Collected material:
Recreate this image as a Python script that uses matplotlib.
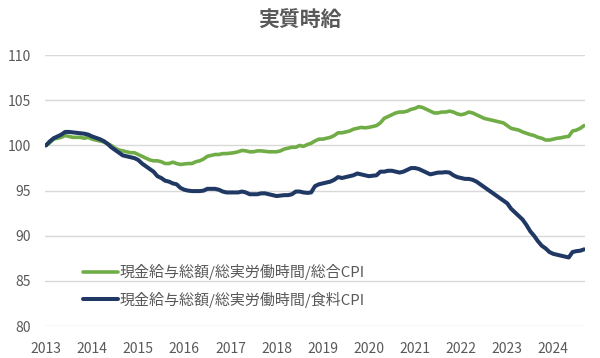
import numpy as np
import matplotlib.pyplot as plt

plt.rcParams['font.family'] = ['Noto Sans CJK JP', 'DejaVu Sans']

# monthly, Jan 2013 .. Sep 2024
start_year = 2013
green = [
    100.0, 100.3, 100.7, 100.8, 100.9, 101.1, 101.0, 100.9, 100.9, 100.9, 100.8, 100.9,
    100.7, 100.6, 100.5, 100.4, 100.2, 100.0, 99.7, 99.5, 99.4, 99.3, 99.2, 99.2,
    99.0, 98.8, 98.6, 98.4, 98.3, 98.3, 98.2, 98.0, 98.0, 98.15, 98.0, 97.9,
    97.95, 98.0, 98.0, 98.2, 98.3, 98.5, 98.8, 98.9, 99.0, 99.0, 99.1, 99.1,
    99.15, 99.2, 99.3, 99.45, 99.4, 99.3, 99.3, 99.4, 99.4, 99.35, 99.3, 99.3,
    99.3, 99.4, 99.6, 99.7, 99.8, 99.8, 100.0, 99.9, 100.1, 100.25, 100.5, 100.7,
    100.7, 100.8, 100.9, 101.1, 101.4, 101.4, 101.5, 101.6, 101.8, 101.9, 102.0, 101.95,
    102.0, 102.1, 102.2, 102.5, 103.0, 103.2, 103.4, 103.6, 103.7, 103.7, 103.8, 104.0,
    104.1, 104.3, 104.2, 104.0, 103.8, 103.6, 103.6, 103.7, 103.7, 103.8, 103.7, 103.5,
    103.4, 103.5, 103.7, 103.6, 103.4, 103.2, 103.0, 102.9, 102.8, 102.7, 102.6, 102.5,
    102.2, 101.9, 101.8, 101.7, 101.5, 101.35, 101.2, 101.1, 100.9, 100.8, 100.6, 100.6,
    100.7, 100.8, 100.85, 100.95, 101.0, 101.6, 101.7, 101.9, 102.2,
]
navy = [
    100.0, 100.45, 100.8, 101.0, 101.2, 101.5, 101.5, 101.45, 101.4, 101.35, 101.3, 101.2,
    101.0, 100.85, 100.7, 100.5, 100.2, 99.8, 99.5, 99.2, 98.9, 98.8, 98.7, 98.6,
    98.4, 98.0, 97.7, 97.4, 97.1, 96.6, 96.4, 96.1, 96.0, 95.8, 95.7, 95.3,
    95.1, 95.0, 94.95, 94.95, 94.95, 95.0, 95.2, 95.2, 95.2, 95.1, 94.9, 94.8,
    94.8, 94.8, 94.8, 94.9, 94.8, 94.6, 94.6, 94.6, 94.7, 94.7, 94.6, 94.5,
    94.4, 94.45, 94.5, 94.5, 94.6, 94.9, 94.9, 94.8, 94.75, 94.8, 95.5, 95.7,
    95.8, 95.9, 96.0, 96.2, 96.5, 96.4, 96.5, 96.6, 96.7, 96.9, 96.8, 96.7,
    96.6, 96.65, 96.7, 97.1, 97.1, 97.2, 97.2, 97.1, 97.0, 97.1, 97.3, 97.5,
    97.5, 97.4, 97.2, 97.0, 96.8, 96.9, 97.0, 97.0, 97.05, 97.0, 96.7, 96.5,
    96.4, 96.3, 96.3, 96.2, 96.0, 95.7, 95.4, 95.1, 94.8, 94.5, 94.2, 93.9,
    93.6, 93.0, 92.6, 92.2, 91.8, 91.2, 90.5, 90.0, 89.4, 88.9, 88.6, 88.2,
    88.0, 87.9, 87.8, 87.7, 87.6, 88.2, 88.3, 88.35, 88.5,
]
labels = ['現金給与総額/総実労働時間/総合CPI', '現金給与総額/総実労働時間/食料CPI']
years = list(range(2013, 2025))

x = start_year + np.arange(len(green)) / 12

fig = plt.figure(figsize=(6, 3.58), dpi=100)
ax = fig.add_axes([0.075, 0.089, 0.9, 0.757])

ax.plot(x, green, color='#70AD47', lw=2.6, label=labels[0], solid_capstyle='round')
ax.plot(x, navy, color='#203864', lw=2.9, label=labels[1], solid_capstyle='round')

ax.set_ylim(80, 110)
ax.set_xlim(x[0] - 0.02, x[-1] + 0.02)
ax.set_yticks(range(80, 111, 5))
ax.set_xticks(years)
ax.grid(axis='y', color='#D9D9D9', lw=1)
ax.set_axisbelow(True)
for s in ax.spines.values():
    s.set_visible(False)
ax.tick_params(length=0, labelsize=10, colors='#595959')
ax.tick_params(axis='y', pad=10)
ax.tick_params(axis='x', pad=11.5)

leg = ax.legend(loc='upper left', bbox_to_anchor=(0.046, 0.279), frameon=False,
                fontsize=10.8, handlelength=2.3, handletextpad=0.1, labelspacing=0.75)
for t in leg.get_texts():
    t.set_color('#595959')

fig.text(0.5, 0.943, '実質時給', ha='center', va='center', fontsize=15,
         color='#595959', fontweight='bold')

fig.savefig('out.png')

Your task: Quote the full listing above word for word; exclude every picture from the copy.

Exercise result:
Recreate this image as a Python script that uses matplotlib.
import numpy as np
import matplotlib.pyplot as plt

plt.rcParams['font.family'] = ['Noto Sans CJK JP', 'DejaVu Sans']

# monthly, Jan 2013 .. Sep 2024
start_year = 2013
green = [
    100.0, 100.3, 100.7, 100.8, 100.9, 101.1, 101.0, 100.9, 100.9, 100.9, 100.8, 100.9,
    100.7, 100.6, 100.5, 100.4, 100.2, 100.0, 99.7, 99.5, 99.4, 99.3, 99.2, 99.2,
    99.0, 98.8, 98.6, 98.4, 98.3, 98.3, 98.2, 98.0, 98.0, 98.15, 98.0, 97.9,
    97.95, 98.0, 98.0, 98.2, 98.3, 98.5, 98.8, 98.9, 99.0, 99.0, 99.1, 99.1,
    99.15, 99.2, 99.3, 99.45, 99.4, 99.3, 99.3, 99.4, 99.4, 99.35, 99.3, 99.3,
    99.3, 99.4, 99.6, 99.7, 99.8, 99.8, 100.0, 99.9, 100.1, 100.25, 100.5, 100.7,
    100.7, 100.8, 100.9, 101.1, 101.4, 101.4, 101.5, 101.6, 101.8, 101.9, 102.0, 101.95,
    102.0, 102.1, 102.2, 102.5, 103.0, 103.2, 103.4, 103.6, 103.7, 103.7, 103.8, 104.0,
    104.1, 104.3, 104.2, 104.0, 103.8, 103.6, 103.6, 103.7, 103.7, 103.8, 103.7, 103.5,
    103.4, 103.5, 103.7, 103.6, 103.4, 103.2, 103.0, 102.9, 102.8, 102.7, 102.6, 102.5,
    102.2, 101.9, 101.8, 101.7, 101.5, 101.35, 101.2, 101.1, 100.9, 100.8, 100.6, 100.6,
    100.7, 100.8, 100.85, 100.95, 101.0, 101.6, 101.7, 101.9, 102.2,
]
navy = [
    100.0, 100.45, 100.8, 101.0, 101.2, 101.5, 101.5, 101.45, 101.4, 101.35, 101.3, 101.2,
    101.0, 100.85, 100.7, 100.5, 100.2, 99.8, 99.5, 99.2, 98.9, 98.8, 98.7, 98.6,
    98.4, 98.0, 97.7, 97.4, 97.1, 96.6, 96.4, 96.1, 96.0, 95.8, 95.7, 95.3,
    95.1, 95.0, 94.95, 94.95, 94.95, 95.0, 95.2, 95.2, 95.2, 95.1, 94.9, 94.8,
    94.8, 94.8, 94.8, 94.9, 94.8, 94.6, 94.6, 94.6, 94.7, 94.7, 94.6, 94.5,
    94.4, 94.45, 94.5, 94.5, 94.6, 94.9, 94.9, 94.8, 94.75, 94.8, 95.5, 95.7,
    95.8, 95.9, 96.0, 96.2, 96.5, 96.4, 96.5, 96.6, 96.7, 96.9, 96.8, 96.7,
    96.6, 96.65, 96.7, 97.1, 97.1, 97.2, 97.2, 97.1, 97.0, 97.1, 97.3, 97.5,
    97.5, 97.4, 97.2, 97.0, 96.8, 96.9, 97.0, 97.0, 97.05, 97.0, 96.7, 96.5,
    96.4, 96.3, 96.3, 96.2, 96.0, 95.7, 95.4, 95.1, 94.8, 94.5, 94.2, 93.9,
    93.6, 93.0, 92.6, 92.2, 91.8, 91.2, 90.5, 90.0, 89.4, 88.9, 88.6, 88.2,
    88.0, 87.9, 87.8, 87.7, 87.6, 88.2, 88.3, 88.35, 88.5,
]
labels = ['現金給与総額/総実労働時間/総合CPI', '現金給与総額/総実労働時間/食料CPI']
years = list(range(2013, 2025))

x = start_year + np.arange(len(green)) / 12

fig = plt.figure(figsize=(6, 3.58), dpi=100)
ax = fig.add_axes([0.075, 0.089, 0.9, 0.757])

ax.plot(x, green, color='#70AD47', lw=2.6, label=labels[0], solid_capstyle='round')
ax.plot(x, navy, color='#203864', lw=2.9, label=labels[1], solid_capstyle='round')

ax.set_ylim(80, 110)
ax.set_xlim(x[0] - 0.02, x[-1] + 0.02)
ax.set_yticks(range(80, 111, 5))
ax.set_xticks(years)
ax.grid(axis='y', color='#D9D9D9', lw=1)
ax.set_axisbelow(True)
for s in ax.spines.values():
    s.set_visible(False)
ax.tick_params(length=0, labelsize=10, colors='#595959')
ax.tick_params(axis='y', pad=10)
ax.tick_params(axis='x', pad=11.5)

leg = ax.legend(loc='upper left', bbox_to_anchor=(0.046, 0.279), frameon=False,
                fontsize=10.8, handlelength=2.3, handletextpad=0.1, labelspacing=0.75)
for t in leg.get_texts():
    t.set_color('#595959')

fig.text(0.5, 0.943, '実質時給', ha='center', va='center', fontsize=15,
         color='#595959', fontweight='bold')

fig.savefig('out.png')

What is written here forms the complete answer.